'Ay, it's a different season here, different world...' 

- Kathleen Jamie, The Glen 

How is it that one small island in the Outer Hebrides should draw so many artists and have such a profound impact on three sculptors – Julie Brook, Steve Dilworth and Angela Palmer? This exhibition will consider the ways in which the island's ancient materiality, elemental force and enduring mystery has influenced the work of these three artists.

 

Julie Brook (b.1961) is a British artist who for thirty years has roamed, lived and worked in a succession of uninhabited and remote landscapes in Northwest Scotland (and beyond). Her sculptural work is often transient in nature, inspired by and made from the materials of the landscape itself. For Steve Dilworth (b. 1949), the Isle of Harris has been home for over forty years.

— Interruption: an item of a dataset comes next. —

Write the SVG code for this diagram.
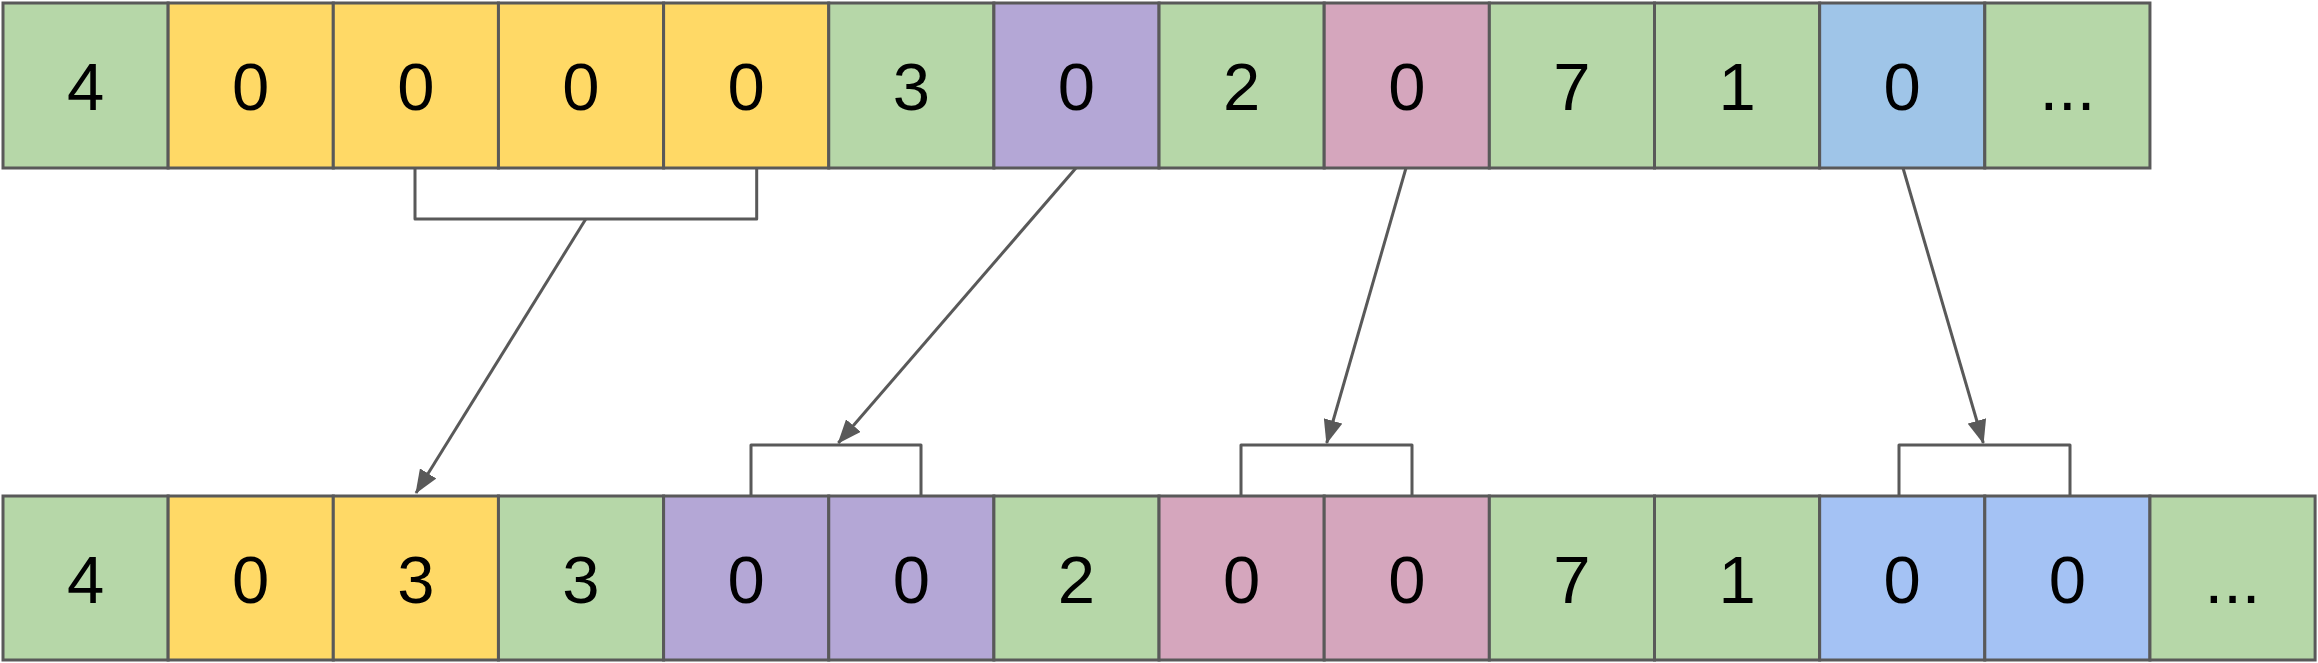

He has both a deep respect for the landscape as well as recognising the absurdity of his position there – as writer Ian Sinclair has put it in a previous catalogue essay, ‘of man trying to live, play at domesticity, in these magnificent, pre-human places’. Angela Palmer (b. 1957) explores time through material history, led by her interest in the stories stones can tell and her curiosity for what lies beneath the surface. Different World will present a selection of sculptures by Palmer comprised of 2.5-billion-year-old White Anorthosite rock which she acquired from a disused quarry on the Isle of Harris after a six-year search.

 

The title for this exhibition is taken from a poem by Kathleen Jamie titled The Glen, from her 2015 collection of poems, Bonniest Companie. In this poem, the speaker quietly appreciates a Scottish glen on an April morning, conscious of their position as a temporary human observer of the landscape.

 

There are two exciting events featuring Julie Brook coming up at Kings Place during this exhibition:

 

- 19 March: Screening of Tracing Light by Thomas Riedelsheimer.

- 23 April: An evening of art, music and poetry.